“ If my memory is right, you have been discussing potential rotation away from recently popular consumer stocks into beaten down mining and industrial stocks. I thought the graph below would be of interest. ”
Eoin Treacy's view Thank you for this long-term ratio which is sure to be of interest to subscribers and yes I have been discussing the potential for rotation in the Subscriber's Audio for the last couple of weeks.
Fullermoney has favoured the consumer sector for a number years because so many of these companies fit the requirements we look for in an Autonomy. They are truly global with household name brands that instil consumer loyalty. They have strong records of building businesses overseas and many are no longer dependent on their domestic markets to revenue growth. They tend to have strong balance sheets and a significant number have impressive records of dividend growth. The global population went from being mostly rural to mostly urban in the last few years. As cities grow, productivity tends to improves. The associated growth of the consumer sector represents a powerful investment proposition for the long-term.
However, despite the allure of the fundamental story, which an increasing number of people find inspiring, we can only deal with the reality provided by the market. The simple fact is that when prices become wildly divergent from a trend mean such as the 200-day MA, the temptation is to become more bullish because we want the good news to keep coming. However the risk of a reversion back towards that mean increases even as sentiment becomes progressively more complacent.
For example Johnson & Johnson represents a cross section of the medical devices, pharmaceutical and consumer healthcare sectors. It has increased its dividend for 40 consecutive years and possesses an enviable suite of globally recognised brands. The share price spent a decade ranging mostly below $70 from 2002 which coincided with a lengthy process of valuation contraction where expectations of upside potential deteriorated considerably. The share broke successfully above $70 in January and rallied for 17 of the last 18 weeks before encountered at least near-term resistance close to $90 this week. This was a remarkably impressive breakout and suggests in no uncertain terms that Johnson & Johnson is now in a new bull market environment.
However the short-term risk is that this impressive four-month advance is now consolidating. This would allow the overextension relative to the 200-day MA to be unwound. From the perspective of someone who does not have a position the risk/reward of buying today is heavily outweighed by the potential for a more favourable entry point following a reversion to the mean. For anyone with a position the best time to lighten is following a major advance and the best time to increase the position is following a reversion to the mean. Alternatively one might simply decide to wait out any potential reaction since the medium to long-term potential is so appealing and a buy-and-hold strategy is likely to be handsomely rewarded.

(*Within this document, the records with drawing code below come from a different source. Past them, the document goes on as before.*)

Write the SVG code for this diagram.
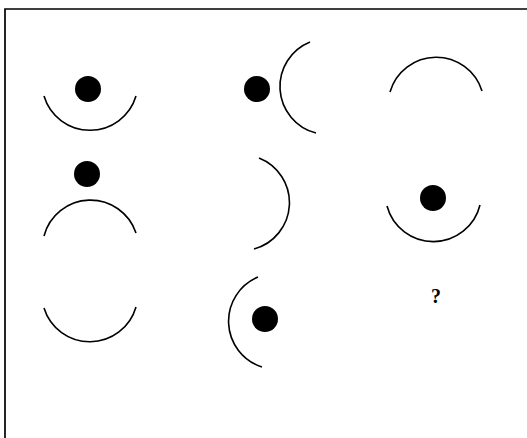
<svg xmlns="http://www.w3.org/2000/svg" width="527" height="438" viewBox="0 0 527 438">
<style>
.arc{fill:none;stroke:#000;stroke-width:1.6}
.dot{fill:#000}
.frame{fill:none;stroke:#000;stroke-width:1.7}
.q{font-family:"Liberation Serif",serif;font-weight:bold;font-size:20px;fill:#000}
</style>
<rect width="527" height="438" fill="#fff"/>
<path class="frame" d="M5,438 V9 H527"/>
<g id="fig1"><path class="arc" d="M44,96 A48,48 0 0 0 136,96"/><circle class="dot" cx="88" cy="89" r="13"/></g>
<g id="fig2"><path class="arc" d="M310,42 A48,48 0 0 0 316,133"/><circle class="dot" cx="257" cy="89" r="13"/></g>
<g id="fig3"><path class="arc" d="M390,92 A48,48 0 0 1 482,91"/></g>
<g id="fig4"><path class="arc" d="M44,236 A48,48 0 0 1 136,233"/><circle class="dot" cx="87" cy="174" r="13"/></g>
<g id="fig5"><path class="arc" d="M259,158 A48,48 0 0 1 254,249"/></g>
<g id="fig6"><path class="arc" d="M387,206 A48,48 0 0 0 480,205"/><circle class="dot" cx="433" cy="198" r="13"/></g>
<g id="fig7"><path class="arc" d="M44,308 A48,48 0 0 0 136,307"/></g>
<g id="fig8"><path class="arc" d="M258,277 A48,48 0 0 0 262,367"/><circle class="dot" cx="265" cy="319" r="13"/></g>
<g id="question"><text class="q" x="436" y="303" text-anchor="middle">?</text></g>
</svg>
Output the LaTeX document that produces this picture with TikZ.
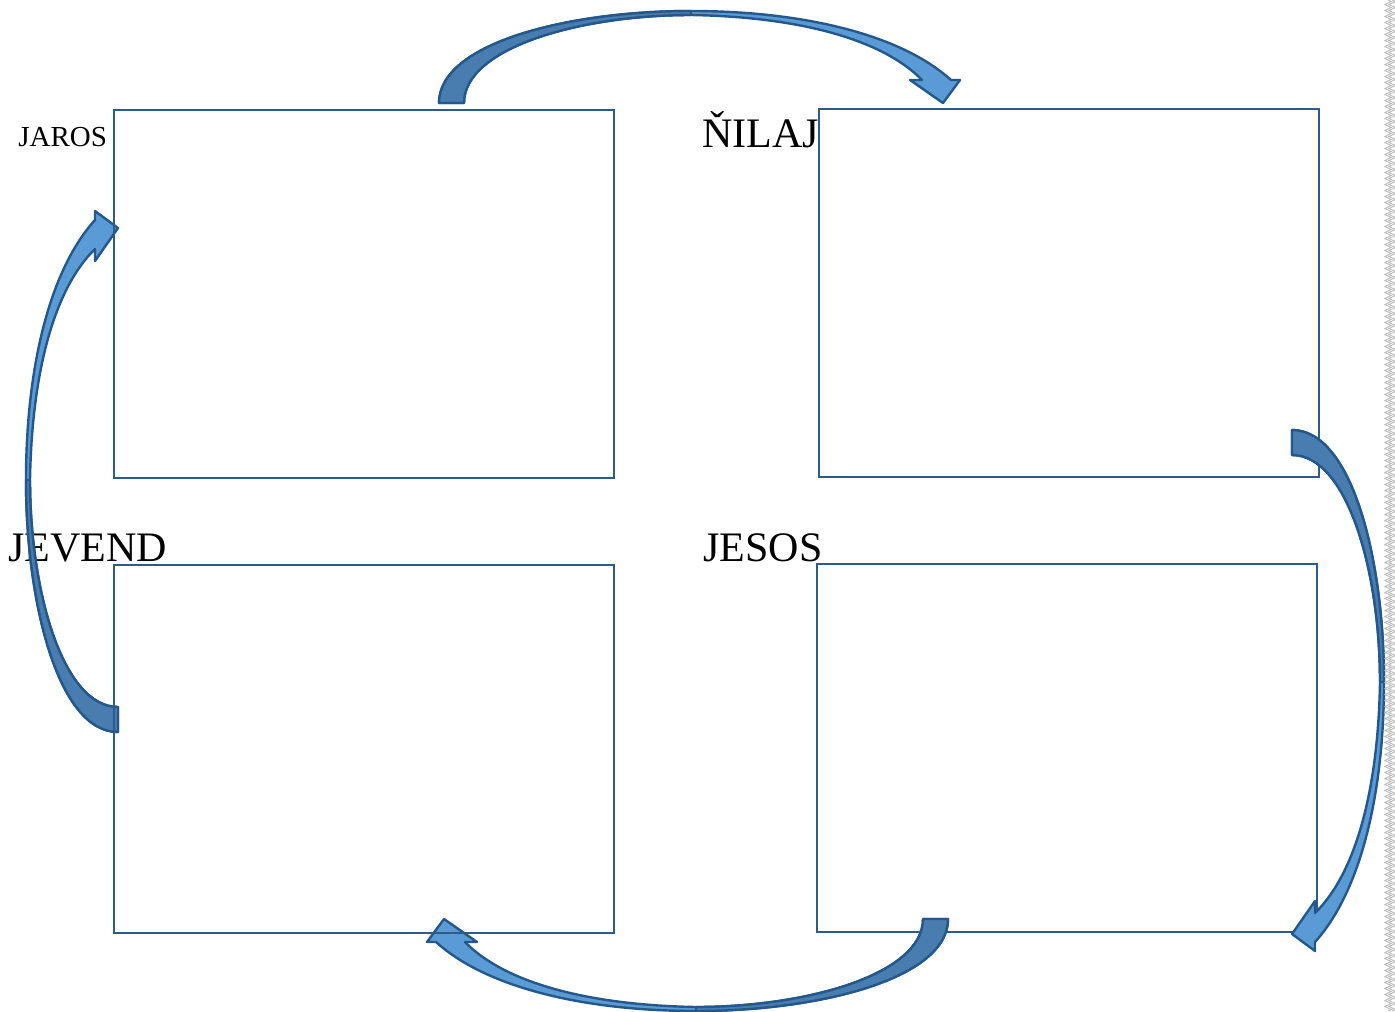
\documentclass[tikz,border=0pt]{standalone}
\usepackage{fontspec}
\setmainfont{Liberation Serif}
\usetikzlibrary{decorations.pathmorphing}

\definecolor{boxline}{HTML}{2F5B8A}
\definecolor{arrowline}{HTML}{24588C}
\definecolor{arrowfront}{HTML}{5B9BD5}
\definecolor{arrowback}{HTML}{4A7DAF}

\tikzset{
  box/.style={draw=boxline, line width=1pt, minimum width=250pt, minimum height=184pt,
    anchor=north west, inner sep=0pt},
  boxname/.style={anchor=base west, inner sep=0pt, font=\fontsize{21}{25}\selectfont},
  arrowshape/.style={draw=arrowline, line width=1.2pt, line join=round}
}

\begin{document}
\begin{tikzpicture}[x=0.5pt, y=-0.5pt]
  \useasboundingbox (0,0) rectangle (1395,1011);
  % boxes on the right
  \node[box] (nilaj) at (818,108) {};
  \node[box] (jesos) at (816,563) {};
  % titles
  \node[boxname, font=\fontsize{14.5}{17}\selectfont] (jarostxt) at (18,146) {JAROS};
  \node[boxname] (nilajtxt) at (702,147) {ŇILAJ};
  \node[boxname] (jevendtxt) at (8,561) {JEVEND};
  \node[boxname] (jesostxt) at (703,561) {JESOS};
  % curved arrows, one shape turned four ways
  \foreach \sx/\sy/\rot in {439/103/0, 1292/430/-90, 948/919/180, 118/732/90} {
    \begin{scope}[shift={(\sx,\sy)}, rotate=\rot]
      \draw[arrowshape, fill=arrowfront] (0,0) .. controls (0,-60) and (130,-92) .. (252,-92)
        .. controls (360,-92) and (460,-70) .. (512,-23) -- (521,-23) -- (504,0) -- (471,-23) -- (483,-23)
        .. controls (445,-62) and (365,-86) .. (252,-88)
        .. controls (140,-88) and (25,-55) .. (25,0) -- cycle;
      \draw[arrowshape, fill=arrowback] (0,0) .. controls (0,-60) and (130,-92) .. (252,-92)
        -- (252,-88) .. controls (140,-88) and (25,-55) .. (25,0) -- cycle;
    \end{scope}
  }
  % boxes on the left
  \node[box] (jaros) at (113,109) {};
  \node[box] (jevend) at (113,564) {};
  % torn page edge
  \foreach \x in {1388,1392}
    \draw[gray!55, line width=0.45pt, decorate, decoration={zigzag, segment length=3pt, amplitude=1.6pt}] (\x,0) -- (\x,1011);
\end{tikzpicture}
\end{document}
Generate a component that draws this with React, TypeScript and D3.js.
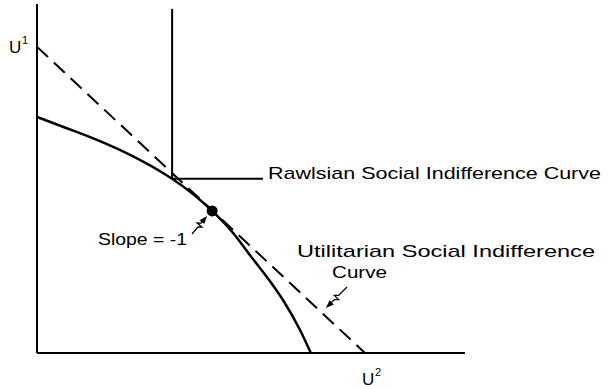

A wide swathe of the consumer sector has completed lengthy base formations in the last couple of years and would be best bought following reversions to the mean.
At the other end of the spectrum the materials and mining sector have been subject to concerted selling pressure and have borne the brunt of fears over slowing economic growth, cost overruns, declining standards of corporate governance and in some cases oversupply. They have been among the worst performing sectors in the global beauty contest this year but an increasing number have lost downward momentum and have the capacity to outperform if the consumer sector moves into a process of mean reversion.
For example Germany listed Linde AG is part of an oligarchy that dominates the industrial gases sector along with Air Liquide and Praxair. The share found support in the region of the upper side of its underlying 18-month range at the end of April and a sustained move below €140 would be required to question medium-term scope for continued upside.
Austria listed Voestapline is a steel producer and has held a mild upward bias within its two-year base. A sustained move below €24 would be required to question medium-term scope for continued higher to lateral ranging.
The USA's largest steel producer Nucor continues to range higher and is approaching the upper side of its almost four-year base.
Returning to the long-term ratio you so kindly forwarded, when such a deeply oversold condition is evident the potential for at least a partial unwind of that condition increases substantially. One consideration at the back of my mind has been that a great deal of negative news has been priced in to materials and basic resources shares. If the macro environment is seen to improve a rerating of the sector is possible.